Test result details - they detected light as well?

[Roger]

I'm guessing that the low power run @ 5kv was the one that didn't generate much light.

? ? ?

[TallDave]

Hey, what's the energy produced by WB-6? Is it even enough to make a light?

What does 1E9 fusions per sec work out to in watts?

[TallDave]

I get 1E+9 fusions x 17.6 MeV per fusion x 1.6E-19 eV per joule = .00282 joules/second = .00282 watts. Seems pretty dim.

[pstudier]

I get 1E+9 fusions x 17.6 MeV per fusion x 1.6E-19 eV per joule = .00282 joules/second = .00282 watts. Seems pretty dim.

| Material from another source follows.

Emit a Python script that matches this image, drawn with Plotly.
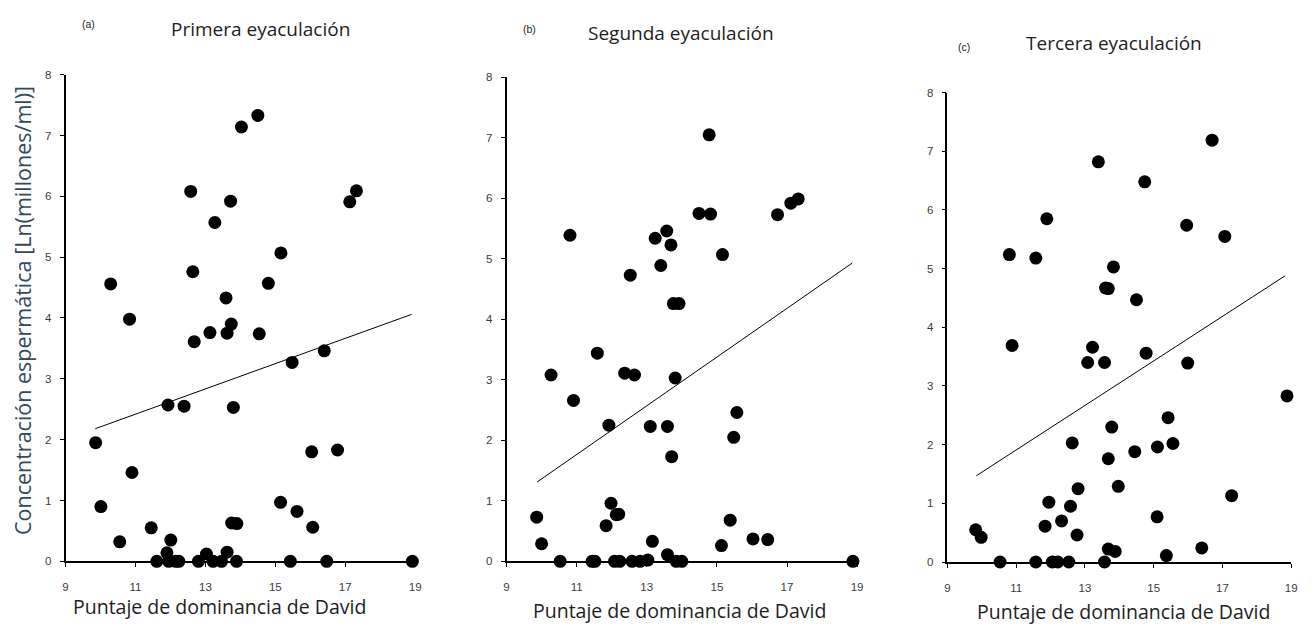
import plotly.graph_objects as go

# Puntaje de dominancia de David vs. concentración espermática, tres eyaculaciones
x_primera = [9.86, 10.01, 10.29, 10.55, 10.83, 10.90, 11.45, 11.61, 11.90, 11.93, 11.95, 12.01,
             12.15, 12.24, 12.39, 12.58, 12.64, 12.68, 12.80, 13.03, 13.13, 13.22, 13.27, 13.46,
             13.59, 13.62, 13.62, 13.72, 13.74, 13.75, 13.80, 13.89, 13.90, 14.03, 14.50, 14.54,
             14.80, 15.15, 15.16, 15.43, 15.48, 15.62, 16.04, 16.07, 16.40, 16.47, 16.78, 17.13,
             17.32, 18.92]
y_primera = [1.95, 0.90, 4.56, 0.32, 3.98, 1.46, 0.55, 0.00, 0.14, 2.57, 0.00, 0.35,
             0.00, 0.00, 2.55, 6.08, 4.76, 3.61, 0.00, 0.12, 3.76, 0.00, 5.57, 0.00,
             4.33, 3.75, 0.15, 5.92, 3.90, 0.63, 2.53, 0.00, 0.62, 7.14, 7.33, 3.74,
             4.57, 0.97, 5.07, 0.00, 3.27, 0.82, 1.80, 0.56, 3.46, 0.00, 1.83, 5.91,
             6.09, 0.00]

x_segunda = [9.86, 10.00, 10.27, 10.53, 10.81, 10.91, 11.44, 11.52, 11.59, 11.84, 11.92, 11.98,
             12.08, 12.13, 12.20, 12.23, 12.37, 12.53, 12.58, 12.65, 12.81, 13.03, 13.10, 13.16,
             13.24, 13.40, 13.57, 13.59, 13.59, 13.69, 13.71, 13.76, 13.81, 13.84, 13.92, 14.00,
             14.49, 14.78, 14.82, 15.13, 15.16, 15.38, 15.48, 15.57, 16.03, 16.45, 16.73, 17.11,
             17.32, 18.88]
y_segunda = [0.73, 0.29, 3.08, 0.00, 5.39, 2.66, 0.00, 0.00, 3.44, 0.59, 2.25, 0.96,
             0.00, 0.77, 0.78, 0.00, 3.11, 4.73, 0.00, 3.08, 0.00, 0.02, 2.23, 0.33,
             5.34, 4.89, 5.46, 2.23, 0.11, 5.23, 1.73, 4.26, 3.03, 0.00, 4.26, 0.00,
             5.75, 7.05, 5.74, 0.26, 5.07, 0.68, 2.05, 2.46, 0.37, 0.36, 5.73, 5.92,
             5.99, 0.00]

x_tercera = [9.82, 9.98, 10.53, 10.80, 10.88, 11.57, 11.57, 11.84, 11.89, 11.95, 12.05, 12.21,
             12.32, 12.53, 12.58, 12.63, 12.77, 12.80, 13.08, 13.22, 13.39, 13.57, 13.57, 13.60,
             13.68, 13.68, 13.68, 13.78, 13.83, 13.88, 13.97, 14.45, 14.50, 14.74, 14.78, 15.10,
             15.11, 15.37, 15.42, 15.56, 15.96, 15.99, 16.40, 16.70, 17.07, 17.27, 18.88]
y_tercera = [0.55, 0.42, 0.00, 5.24, 3.69, 5.18, 0.00, 0.61, 5.85, 1.02, 0.00, 0.00,
             0.70, 0.00, 0.95, 2.03, 0.46, 1.25, 3.40, 3.66, 6.82, 3.40, 0.00, 4.67,
             4.66, 0.22, 1.76, 2.30, 5.03, 0.18, 1.29, 1.88, 4.47, 6.48, 3.56, 0.77,
             1.96, 0.11, 2.46, 2.02, 5.74, 3.39, 0.24, 7.19, 5.55, 1.13, 2.83]

# Rectas de regresión (extremos)
recta_x_primera = [9.85, 18.90]
recta_y_primera = [2.18, 4.06]
recta_x_segunda = [9.87, 18.86]
recta_y_segunda = [1.31, 4.93]
recta_x_tercera = [9.84, 18.83]
recta_y_tercera = [1.47, 4.88]

x_ticks = [9, 11, 13, 15, 17, 19]
y_ticks = [0, 1, 2, 3, 4, 5, 6, 7, 8]

titulos = ["Primera eyaculación", "Segunda eyaculación", "Tercera eyaculación"]
letras = ["(a)", "(b)", "(c)"]
titulo_x = "Puntaje de dominancia de David"
titulo_y = "Concentración espermática [Ln(millones/ml)]"

W, H = 1315, 636

def px(v):
    return v / W

def py(v):
    return 1 - v / H

# Marcos de cada panel en píxeles: (izq, der, arriba, abajo)
marcos = [(63, 415, 70, 566), (507, 860, 72.7, 566), (951, 1297, 88.3, 566.7)]

series = [
    (x_primera, y_primera, recta_x_primera, recta_y_primera),
    (x_segunda, y_segunda, recta_x_segunda, recta_y_segunda),
    (x_tercera, y_tercera, recta_x_tercera, recta_y_tercera),
]

fig = go.Figure()
layout_axes = {}
for i, ((xs, ys, rx, ry), (l, r, t, b)) in enumerate(zip(series, marcos)):
    n = "" if i == 0 else str(i + 1)
    fig.add_trace(go.Scatter(
        x=rx, y=ry, mode="lines", line=dict(color="black", width=1),
        xaxis="x" + n, yaxis="y" + n, showlegend=False, hoverinfo="skip"))
    fig.add_trace(go.Scatter(
        x=xs, y=ys, mode="markers",
        marker=dict(color="black", size=13, line=dict(width=0)),
        cliponaxis=False, xaxis="x" + n, yaxis="y" + n, showlegend=False))
    axis_common = dict(
        showline=True, linecolor="black", linewidth=1.5, ticks="outside",
        ticklen=4, tickwidth=1.2, tickcolor="black", showgrid=False, zeroline=False,
        tickfont=dict(family="Arial, Liberation Sans", size=11.5, color="#3c3c3c"),
    )
    layout_axes["xaxis" + n] = dict(
        axis_common, domain=[px(l), px(r)], range=[9, 19], tickvals=x_ticks,
        anchor="y" + n, fixedrange=True, ticklabelstandoff=10)
    layout_axes["yaxis" + n] = dict(
        axis_common, domain=[py(b), py(t)], range=[0, 8], tickvals=y_ticks,
        anchor="x" + n, fixedrange=True, ticklabelstandoff=6)

titulo_pos = [(259, 23), (683, 28), (1119, 38)]
letra_pos = [(86, 18), (530, 23), (968, 42)]
xtitulo_pos = [(218, 612), (681, 616), (1128, 617)]

annotations = []
for txt, (ax, ay) in zip(titulos, titulo_pos):
    annotations.append(dict(text=txt, x=px(ax), y=py(ay), xref="paper", yref="paper",
                            showarrow=False, xanchor="center", yanchor="middle",
                            font=dict(family="Open Sans", size=19, color="#1e1e1e")))
for txt, (ax, ay) in zip(letras, letra_pos):
    annotations.append(dict(text=txt, x=px(ax), y=py(ay), xref="paper", yref="paper",
                            showarrow=False, xanchor="center", yanchor="middle",
                            font=dict(family="Arial, Liberation Sans", size=10.5, color="#1e1e1e")))
for (ax, ay) in xtitulo_pos:
    annotations.append(dict(text=titulo_x, x=px(ax), y=py(ay), xref="paper", yref="paper",
                            showarrow=False, xanchor="center", yanchor="middle",
                            font=dict(family="Open Sans", size=19.5, color="#1e1e1e")))
annotations.append(dict(text=titulo_y, x=px(19), y=py(310), xref="paper", yref="paper",
                        showarrow=False, xanchor="center", yanchor="middle", textangle=-90,
                        font=dict(family="Open Sans", size=21.5, color="#34495e")))

fig.update_layout(
    width=W, height=H, margin=dict(l=0, r=0, t=0, b=0),
    paper_bgcolor="white", plot_bgcolor="white",
    annotations=annotations, **layout_axes,
)

fig.write_html("out.html")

He used D-D, so two fusions per neutron, and about 0.001 watts. With D-T he would probably get 10 to 30 times as much fusion, but tritium is too much trouble for an experiment.

[drmike]

I thought it was on for only a few microseconds, so you have to divide by 1e-6 which gets you up to 1kW instantaneous power. That's not too bad a flash bulb.

[scareduck]

TallDave's original calculation is correct. If you read the transcript of Bussard's video, it's clear he was extrapolating those three neutrons back to a per second number, so

P = 1e9 fusions/s * 17.6 MeV/fusion * 1.6e-19 J/eV = 2.82 mW

Q << 1.

Edit: Fixed the Joules/eV units. It all comes out in the wash if you remember the units.

[drmike]

OK, duty cycle already accounted for. The light does not come from fusion energy.

Plenty of other energy available in the electron current.

[TallDave]

He used D-D, so two fusions per neutron, and about 0.001 watts.

Ah yes, good point.

PMTs are probably sensitive to detect that, but reading through the notes again it seems more likely their point is just that the light pulse was indicative of the conditions that were likely for fusion, making it additional evidence that the neutron counts were not just noise as they happened simultaneously with the light pulses.